Arthur Elrod | |
Birth Name: | Arthur Dea Elrod, Jr. |
Birth Date: | 8 August 1924 |
Birth Place: | Atlanta, Georgia, U.S. |
Death Place: | Palm Springs, California, U.S. |
Occupation: | Interior designer |
Arthur Dea Elrod, Jr. (August 8, 1924 – February 18, 1974) was an American interior designer, perhaps best known for the Elrod House his home in Palm Springs, California, which he designed in collaboration with architect John Lautner in 1968.[1]
Elrod was born in Anderson, South Carolina, grew up on a farm, and studied design at South Carolina's Clemson University, before attending the Chouinard Art Institute in Los Angeles.[2]
In 1954, Elrod and Harold "Hal" Broderick started Arthur Elrod and Associates, an interior design firm on Palm Canyon Drive in Palm Springs, and went on to hire William C. Raiser, Steve Chase, and others.[2] According to the Palm Springs Bureau of Tourism, Elrod's innovative midcentury modern style "became a hallmark of the Palm Springs aesthetic" and helped solidify the city's reputation as a center of modernist design.
In 1968, Elrod designed his Palm Springs home, now known as Elrod House, built by architect John Lautner.
Elrod was openly gay.
The parties he held at the Elrod House were "legendary", Bill Blass held a fashion show, Playboy did a November 1971 feature, Pleasure on the Rocks, and the house was used as Willard Whyte's mansion in the 1971 James Bond film, Diamonds Are Forever. The house has been described as the "ultimate bachelor pad", and it has been noted that increasing numbers of the "pads" in Playboy in the 1970s belonged to out gay men like Elrod.[3]
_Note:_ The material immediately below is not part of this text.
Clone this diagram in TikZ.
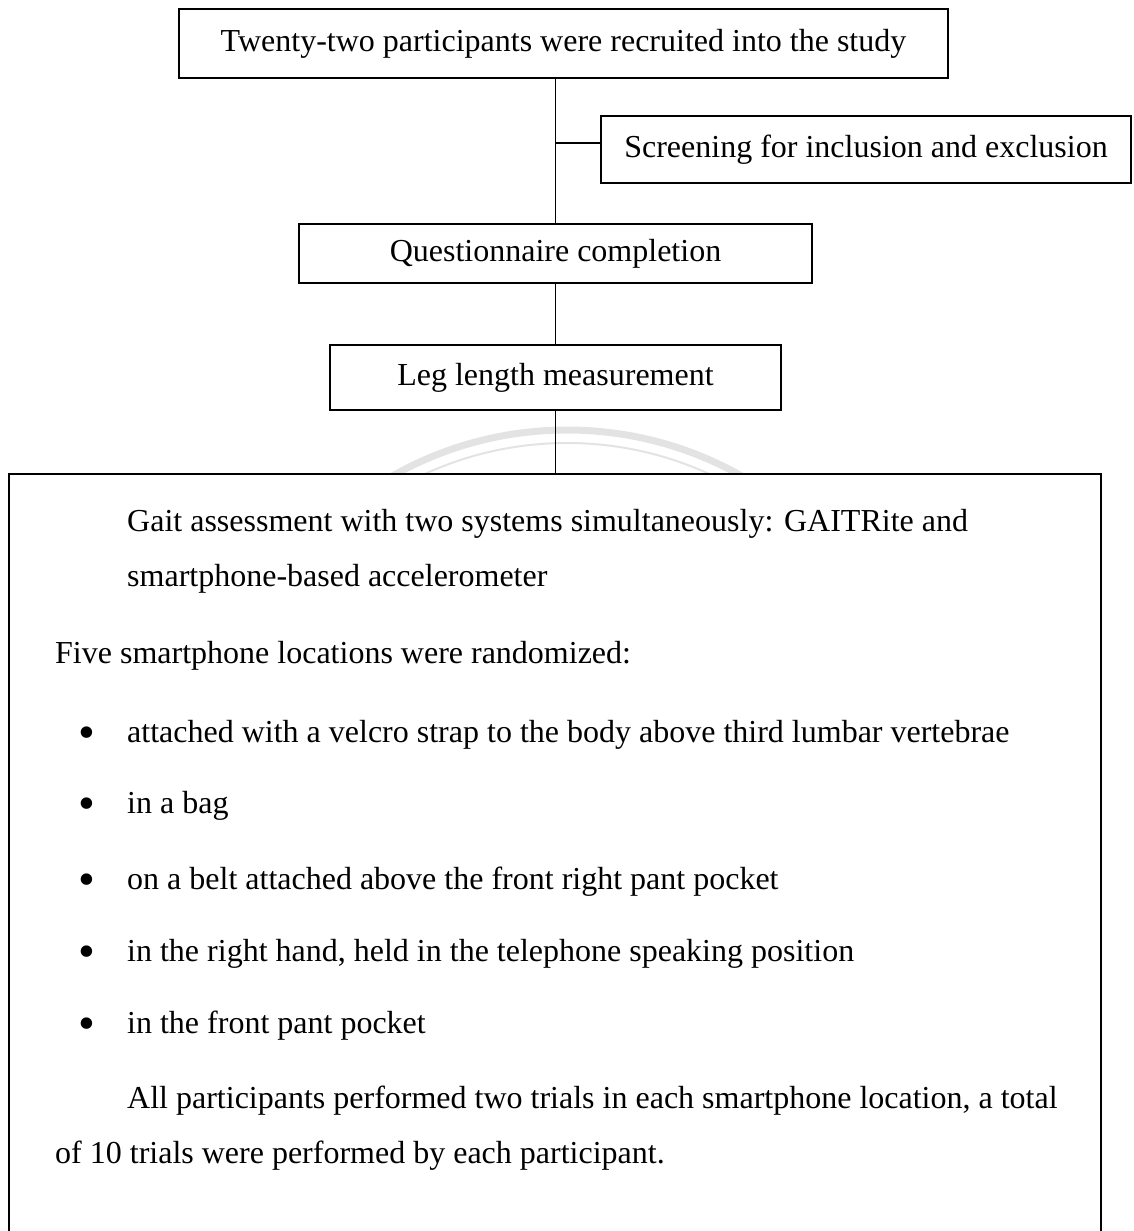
\documentclass[tikz,border=0pt]{standalone}
\usepackage{fontspec}
\setmainfont{Liberation Serif}
\newcommand\flowsize{\fontsize{32}{38}\selectfont}

\begin{document}
\begin{tikzpicture}[
  x=1pt,y=-1pt,
  flowbox/.style={draw,line width=2pt,fill=white,inner sep=0pt,font=\flowsize},
  link/.style={line width=1.3pt},
  textline/.style={anchor=base west,inner sep=0pt,font=\flowsize},
  dot/.style={anchor=center,inner sep=0pt,font=\fontsize{48}{48}\selectfont},
  watermark/.style={draw=black!11}
]
  \useasboundingbox (0,0) rectangle (1133,1231);

  % faint watermark arcs between the last box and the assessment frame
  \begin{scope}
    \clip (300,410) rectangle (850,474);
    \draw[watermark,line width=7pt] (567,784) circle[radius=354];
    \draw[watermark,line width=2pt] (567,784) circle[radius=341];
  \end{scope}

  \node[flowbox,minimum width=769pt,minimum height=69pt] (recruit) at (563.5,43.5)
    {Twenty-two participants were recruited into the study};
  \node[flowbox,minimum width=530pt,minimum height=67pt] (screen) at (866,149.5)
    {Screening for inclusion and exclusion};
  \node[flowbox,minimum width=513pt,minimum height=59pt] (quest) at (555.5,253.5)
    {Questionnaire completion};
  \node[flowbox,minimum width=451pt,minimum height=65pt] (leglen) at (555.5,377.5)
    {Leg length measurement};

  % open frame for the gait assessment
  \draw[line width=2pt,fill=white] (9,1240) -- (9,474) -- (1101,474) -- (1101,1240);
  \coordinate (assess) at (555.5,474);
  \coordinate (branch) at (555.5,143);

  \draw[link] (recruit.south -| quest.north) -- (quest.north);
  \draw[link] (branch) -- (branch -| screen.west);
  \draw[link] (quest.south) -- (leglen.north);
  \draw[link] (leglen.south) -- (assess);

  \node[textline] (gait1) at (127,531) {Gait assessment with two systems simultaneously: GAITRite and};
  \node[textline] (gait2) at (127,586) {smartphone-based accelerometer};
  \node[textline] (five) at (55,663) {Five smartphone locations were randomized:};

  \node[dot] (b1) at (87,738) {\textbullet};
  \node[textline] (loc1) at (127,742) {attached with a velcro strap to the body above third lumbar vertebrae};
  \node[dot] (b2) at (87,809) {\textbullet};
  \node[textline] (loc2) at (127,813) {in a bag};
  \node[dot] (b3) at (87,885) {\textbullet};
  \node[textline] (loc3) at (127,889) {on a belt attached above the front right pant pocket};
  \node[dot] (b4) at (87,957) {\textbullet};
  \node[textline] (loc4) at (127,961) {in the right hand, held in the telephone speaking position};
  \node[dot] (b5) at (87,1029) {\textbullet};
  \node[textline] (loc5) at (127,1033) {in the front pant pocket};

  \node[textline] (all1) at (127,1108) {All participants performed two trials in each smartphone location, a total};
  \node[textline] (all2) at (55,1163) {of 10 trials were performed by each participant.};
\end{tikzpicture}
\end{document}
Elrod was a close friend of Bob Hope and his wife Dolores.[4]
Elrod and his associate, William Raiser, died in a traffic accident on February 18, 1974, when their Fiat sportscar was hit by a drunk teenage driver. Elrod was 49 years old.[5] [6]
"Arthur Elrod: Desert Modern Design" by Adele Cygelman (Gibbs Smith, 2019)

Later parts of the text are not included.